He dropped medicine for nursing to spend time with patients
Health and Life-skills Outreach (Halo) programme promotes nursing as a career
Mr Koh Wei Shao, 26, was a medical student in the US when he suddenly decided to be a nurse.
He felt he wanted to interact more with patients to better help with their problems.
Mr Koh told The New Paper: "I feel that nursing takes a more holistic view of patient care.
"Doctors might be more qualified to diagnose disease, but nurses take time to care for the patient's psycho-social needs."
Now a Year 3 nursing student at the National University of Singapore (NUS), Mr Koh is involved in the Health and Life-skills Outreach (Halo) programme organised by the Ministry of Health to promote nursing as a career.
Held at the NUS Alice Lee Centre for Nursing Studies till May 25, the Halo programme is reaching out to 500 students from 16 secondary schools and junior colleges.

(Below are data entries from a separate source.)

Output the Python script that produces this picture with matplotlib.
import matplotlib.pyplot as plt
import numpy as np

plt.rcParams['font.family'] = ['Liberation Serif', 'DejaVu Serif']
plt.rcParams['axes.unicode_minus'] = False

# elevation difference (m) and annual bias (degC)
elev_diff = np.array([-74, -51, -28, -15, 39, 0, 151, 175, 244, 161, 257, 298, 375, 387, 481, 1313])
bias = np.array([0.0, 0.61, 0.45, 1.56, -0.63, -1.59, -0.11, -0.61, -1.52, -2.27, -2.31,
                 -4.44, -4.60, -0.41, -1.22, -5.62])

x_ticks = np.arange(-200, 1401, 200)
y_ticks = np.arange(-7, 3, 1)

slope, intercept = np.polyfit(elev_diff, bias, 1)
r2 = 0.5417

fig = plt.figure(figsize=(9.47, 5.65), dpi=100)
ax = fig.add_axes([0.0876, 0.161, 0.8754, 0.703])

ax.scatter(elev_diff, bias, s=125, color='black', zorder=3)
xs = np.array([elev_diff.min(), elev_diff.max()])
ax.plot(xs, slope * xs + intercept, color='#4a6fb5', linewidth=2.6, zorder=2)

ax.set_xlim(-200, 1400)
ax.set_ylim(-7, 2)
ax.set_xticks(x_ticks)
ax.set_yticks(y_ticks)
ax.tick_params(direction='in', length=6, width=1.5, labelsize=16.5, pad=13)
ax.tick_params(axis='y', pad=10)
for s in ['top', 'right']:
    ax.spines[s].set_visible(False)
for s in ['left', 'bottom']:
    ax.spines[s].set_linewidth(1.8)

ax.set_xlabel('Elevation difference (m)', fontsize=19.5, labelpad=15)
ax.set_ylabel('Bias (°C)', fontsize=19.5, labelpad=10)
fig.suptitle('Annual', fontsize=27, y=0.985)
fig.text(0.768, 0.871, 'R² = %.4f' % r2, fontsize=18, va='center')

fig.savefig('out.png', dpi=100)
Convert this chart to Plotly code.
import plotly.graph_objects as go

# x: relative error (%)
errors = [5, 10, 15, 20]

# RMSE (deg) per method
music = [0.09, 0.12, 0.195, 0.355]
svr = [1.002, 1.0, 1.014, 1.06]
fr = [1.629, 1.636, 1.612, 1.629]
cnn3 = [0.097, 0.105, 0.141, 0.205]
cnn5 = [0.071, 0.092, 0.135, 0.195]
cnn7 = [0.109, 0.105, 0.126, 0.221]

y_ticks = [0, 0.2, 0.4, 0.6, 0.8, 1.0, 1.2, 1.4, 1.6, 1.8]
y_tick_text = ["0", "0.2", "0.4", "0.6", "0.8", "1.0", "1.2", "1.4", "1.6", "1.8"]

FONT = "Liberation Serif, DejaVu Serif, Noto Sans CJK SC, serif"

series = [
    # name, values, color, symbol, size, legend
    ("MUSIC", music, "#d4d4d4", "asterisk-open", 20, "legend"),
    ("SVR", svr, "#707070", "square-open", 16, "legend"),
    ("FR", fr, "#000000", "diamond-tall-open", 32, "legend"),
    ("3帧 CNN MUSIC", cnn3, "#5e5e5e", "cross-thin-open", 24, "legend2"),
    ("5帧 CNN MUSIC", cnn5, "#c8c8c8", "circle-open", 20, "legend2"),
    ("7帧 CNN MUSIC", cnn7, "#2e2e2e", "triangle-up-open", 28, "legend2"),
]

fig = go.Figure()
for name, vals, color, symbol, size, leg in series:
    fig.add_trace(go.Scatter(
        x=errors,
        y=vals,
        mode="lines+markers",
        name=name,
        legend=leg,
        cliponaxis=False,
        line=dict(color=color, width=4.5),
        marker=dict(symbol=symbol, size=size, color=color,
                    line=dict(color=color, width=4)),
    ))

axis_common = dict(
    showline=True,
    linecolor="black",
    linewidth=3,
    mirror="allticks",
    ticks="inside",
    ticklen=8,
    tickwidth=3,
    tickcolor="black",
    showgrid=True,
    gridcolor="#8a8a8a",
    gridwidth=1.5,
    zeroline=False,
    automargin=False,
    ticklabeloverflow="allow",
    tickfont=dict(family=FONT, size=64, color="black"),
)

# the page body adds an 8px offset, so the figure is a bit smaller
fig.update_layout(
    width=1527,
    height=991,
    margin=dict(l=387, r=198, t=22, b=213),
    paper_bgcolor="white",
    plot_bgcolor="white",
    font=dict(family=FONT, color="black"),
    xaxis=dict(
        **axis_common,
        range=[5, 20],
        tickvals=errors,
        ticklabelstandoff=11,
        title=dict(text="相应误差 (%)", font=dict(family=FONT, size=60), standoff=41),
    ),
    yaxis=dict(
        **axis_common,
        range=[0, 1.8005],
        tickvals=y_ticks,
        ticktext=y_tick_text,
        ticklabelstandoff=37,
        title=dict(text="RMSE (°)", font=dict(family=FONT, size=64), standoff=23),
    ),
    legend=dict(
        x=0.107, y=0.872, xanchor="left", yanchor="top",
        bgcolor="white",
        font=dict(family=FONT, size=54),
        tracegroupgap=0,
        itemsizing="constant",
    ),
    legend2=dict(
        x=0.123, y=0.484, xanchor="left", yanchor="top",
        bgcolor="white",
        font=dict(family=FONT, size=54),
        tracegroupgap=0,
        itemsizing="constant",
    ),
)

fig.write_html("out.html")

The programme consists of game stations that simulate real-life patient care, teaching students how to clean a wound on a mannequin and how to tie a sling.
Irfan Mirzan, 14, a Secondary 2 student from Victoria School, said: "At this age, we get a lot of questions like 'what do you want to do in the future'. I could get a sense of what they do in nursing here and see if I have an interest in it."
Doctors might be more qualified to diagnose disease, but nurses take time to care for the patient’s psycho-social needs.Mr Koh Wei Shao, who gave up medicine for nursing
Ethan Dhiren Divyanathan, his classmate, agreed: "I have an uncle who is a nurse, and I think the work he does is amazing. He helps a lot of people, and he can deal with blood and wounds."
Mr Koh, who is one of the few male nurses in the NUS nursing course, is glad that boys are encouraged to take up nursing.
He said: "When I took up nursing, I didn't think too much of it as a 'feminine profession', I just went for what I was passionate in."
His coursemate, Ms Julienne Reblora, 25, agreed.
She said: "It is good that secondary school boys are being exposed to nursing early. Then they can better appreciate the kind of roles nurses play and maybe take it up as a career."
Ms Lim Fui Ping, senior lecturer at NUS Nursing, was glad that nursing was becoming more popular among school-leavers.
She said: "Degree nursing will gain importance in Singapore. The increasingly complex healthcare setting will require nurses to have higher-order critical thinking and clinical judgment competencies in addition to proficiency in delivering nursing care."